start DATA SEGMENT

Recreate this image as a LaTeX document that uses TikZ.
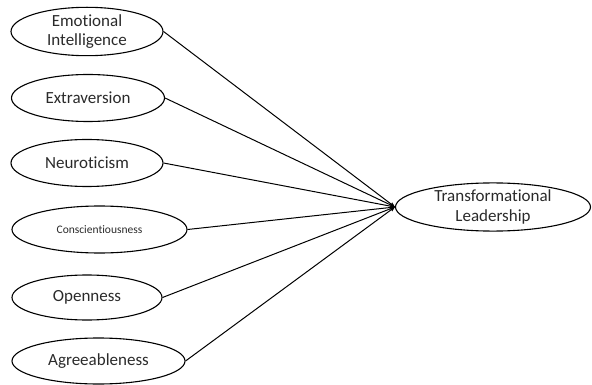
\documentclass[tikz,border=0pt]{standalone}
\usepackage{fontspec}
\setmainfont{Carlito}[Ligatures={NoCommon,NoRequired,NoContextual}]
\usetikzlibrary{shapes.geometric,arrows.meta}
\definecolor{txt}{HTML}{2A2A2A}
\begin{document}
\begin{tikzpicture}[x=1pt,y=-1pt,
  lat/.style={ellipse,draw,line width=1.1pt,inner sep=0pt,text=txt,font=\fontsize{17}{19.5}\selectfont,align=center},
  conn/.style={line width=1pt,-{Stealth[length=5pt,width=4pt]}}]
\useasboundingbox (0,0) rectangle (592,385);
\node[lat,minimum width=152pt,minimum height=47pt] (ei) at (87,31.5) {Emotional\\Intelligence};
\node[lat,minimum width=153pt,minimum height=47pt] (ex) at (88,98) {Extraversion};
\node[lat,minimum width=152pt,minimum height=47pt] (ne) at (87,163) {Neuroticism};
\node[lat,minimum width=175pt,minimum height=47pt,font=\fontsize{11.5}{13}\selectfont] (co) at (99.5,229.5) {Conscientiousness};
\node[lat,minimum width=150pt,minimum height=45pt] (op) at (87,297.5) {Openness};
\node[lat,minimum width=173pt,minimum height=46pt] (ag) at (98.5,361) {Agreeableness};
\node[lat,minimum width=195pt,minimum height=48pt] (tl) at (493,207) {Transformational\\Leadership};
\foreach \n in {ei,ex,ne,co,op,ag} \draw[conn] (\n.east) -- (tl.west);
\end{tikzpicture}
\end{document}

end DATA SEGMENT

WORK REQUIRED: Exactly as written, return every line of the listing, but not the pictures.

THE REPLY:
Recreate this image as a LaTeX document that uses TikZ.
\documentclass[tikz,border=0pt]{standalone}
\usepackage{fontspec}
\setmainfont{Carlito}[Ligatures={NoCommon,NoRequired,NoContextual}]
\usetikzlibrary{shapes.geometric,arrows.meta}
\definecolor{txt}{HTML}{2A2A2A}
\begin{document}
\begin{tikzpicture}[x=1pt,y=-1pt,
  lat/.style={ellipse,draw,line width=1.1pt,inner sep=0pt,text=txt,font=\fontsize{17}{19.5}\selectfont,align=center},
  conn/.style={line width=1pt,-{Stealth[length=5pt,width=4pt]}}]
\useasboundingbox (0,0) rectangle (592,385);
\node[lat,minimum width=152pt,minimum height=47pt] (ei) at (87,31.5) {Emotional\\Intelligence};
\node[lat,minimum width=153pt,minimum height=47pt] (ex) at (88,98) {Extraversion};
\node[lat,minimum width=152pt,minimum height=47pt] (ne) at (87,163) {Neuroticism};
\node[lat,minimum width=175pt,minimum height=47pt,font=\fontsize{11.5}{13}\selectfont] (co) at (99.5,229.5) {Conscientiousness};
\node[lat,minimum width=150pt,minimum height=45pt] (op) at (87,297.5) {Openness};
\node[lat,minimum width=173pt,minimum height=46pt] (ag) at (98.5,361) {Agreeableness};
\node[lat,minimum width=195pt,minimum height=48pt] (tl) at (493,207) {Transformational\\Leadership};
\foreach \n in {ei,ex,ne,co,op,ag} \draw[conn] (\n.east) -- (tl.west);
\end{tikzpicture}
\end{document}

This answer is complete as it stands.